What holds a house together once the furniture is gone and the people have moved out? For , his first solo exhibition in his home country at Gallery Sofie Van de Velde, Antwerp, returned to the home that held three generations of his family, exploring through embroidery and sculpture what remains now that his grandmother has moved on and the rooms have returned to silence. What emerges is a tender meditation on emotional and cultural legacy, and on the invisible threads that continue to bind a family long after its centre has been cleared away.
Rommelaere studied fashion at the Royal Academy of Fine Arts in Ghent, and interned with Henrik Vibskov and Raf Simons, but it was resourcefulness, rather than formal training, that first drew him to textiles. “When I was at school, I’d go to the thrift shop and find yarn and grids to embroider on – that’s how it started,” he recalls. If it began as a practical solution, embroidery quickly unfolded into a personal, tactile language: working with thread allowed him to slow down, to dwell in process, and to translate what he calls a “stomach feeling” into densely stitched scenes drawn from his inner world.
The idea for Blood began when Rommelaere’s grandmother moved into a care home and her house – where she had lived for some 70 years – was emptied out. “You work all your life, you live in a space, and then suddenly it’s all in the trash,” he reflects. “That got me thinking: what’s important? What’s left?” Photographing the abandoned rooms, he began to embroider over them as an act of preservation. The resulting works reimagine the domestic space as emotional architecture: places where the wallpaper is sticky with memory, comforting silences gather around kitchen tables, and inherited rituals persist even after their objects are gone.

Each piece in Blood emerges through a layering of image, texture, and time. Rommelaere began by printing photographs of his grandmother’s house onto fabric, then embroidering directly over them. From a distance, it’s hard to tell where print ends and thread begins; up close, the surfaces warp and pucker, pulling memory out of flatness and into something more bodily. Many are left partially stitched, allowing absence to remain visible. “From afar, you don’t see what’s embroidered and what’s not,” he explains. “When you embroider, you reshape the fabric as it gets wobbly. The lines go crooked. It’s like a dream that emerges.”

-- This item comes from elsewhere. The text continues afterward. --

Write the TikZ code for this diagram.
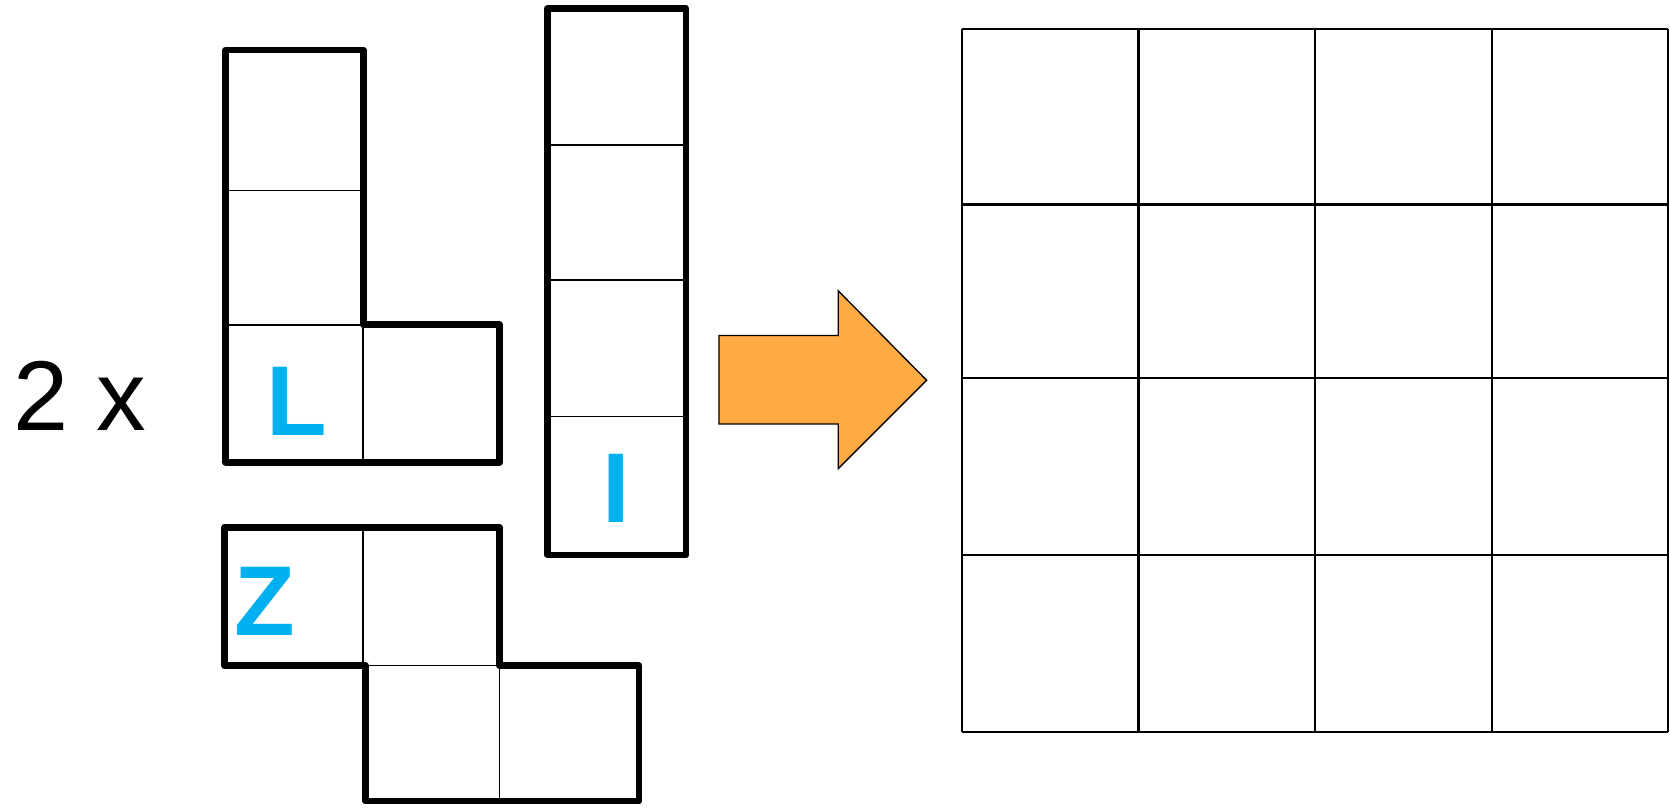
\documentclass[tikz,border=0pt]{standalone}
\usepackage{fontspec}
\setmainfont{Liberation Sans}
\definecolor{pieceblue}{RGB}{0,176,240}
\definecolor{arroworange}{RGB}{255,170,66}
\tikzset{
  piece/.style={line width=3.6pt, line join=round},
  cellline/.style={line width=0.8pt},
  gridline/.style={line width=1.2pt},
  tag/.style={text=pieceblue, font=\fontsize{53}{60}\selectfont\bfseries, anchor=base},
}
\begin{document}
\begin{tikzpicture}[x=0.2mm, y=-0.2mm]
  \useasboundingbox (0,0) rectangle (1568,758);
  \node[anchor=base, font=\fontsize{53}{60}\selectfont] (count) at (75,404) {2 x};
  % L piece
  \draw[cellline] (212,179) -- (339,179) (212,305) -- (341,305) (341,305) -- (341,434);
  \draw[piece] (212,47) -- (341,47) -- (341,305) -- (469,305) -- (469,434) -- (212,434) -- cycle;
  \node[tag] (lname) at (279,409) {L};
  % I piece
  \foreach \y in {136,263,391}
    \draw[cellline] (514,\y) -- (644,\y);
  \draw[piece] (514,8) rectangle (644,521);
  \node[tag] (iname) at (579,491) {I};
  % Z piece
  \draw[cellline] (341,495) -- (341,625) (343,625) -- (469,625) (469,625) -- (469,752);
  \draw[piece] (211,495) -- (469,495) -- (469,625) -- (600,625) -- (600,752) -- (343,752)
    -- (343,625) -- (211,625) -- cycle;
  \node[tag] (zname) at (249,597) {Z};
  % arrow
  \draw[fill=arroworange, line width=0.7pt, line join=miter] (675,315) -- (787,315) -- (787,273)
    -- (870,357) -- (787,440) -- (787,398) -- (675,398) -- cycle;
  % board
  \foreach \x in {903,1069,1235,1401,1566}
    \draw[gridline] (\x,27) -- (\x,687);
  \foreach \y in {27,192,355,521,687}
    \draw[gridline] (903,\y) -- (1566,\y);
\end{tikzpicture}
\end{document}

If Rommelaere’s practice began as a solitary pursuit, it has since grown into a collaborative process. For over a decade, he has worked with a group of older women – his Madammen (a Flemish term for ‘ladies’) – from across Belgium, who meet weekly to help bring each labour-intensive piece to life. Many learned these techniques at school, but with Rommelaere, their craft finds new context and visibility. “They just enjoy the craft,” he says. “They don’t care if it’s cool – they just want to do it as well as they can.”

The exhibition itself unfolds like a film set: a series of constructed rooms and thresholds that viewers pass through, echoing the domestic architecture that inspired them. Rommelaere looked to the interiors of Rainer Werner Fassbinder’s 1970s films – spaces charged with emotion and held together by women. His own sculptural figures, protected by beaded shells, stand sentinel throughout the gallery, structural and vulnerable at the same time. “I wanted to make my own version of the sculptures my grandfather would make,” he says of the figures. “Except now, they’re women.”
Blood is not only a tribute to a home now confined to memory, but to a way of working that resists speed and spectacle. Each stitch and each story shared around the kitchen table or with his Madammen is a form of inheritance. “We can never go back to the house as it was,” he reflects, “but now it lives on through the art. It’s a way of catching something before it disappears completely.”
Blood is on show at Gallery Sofie Van de Velde until June 22.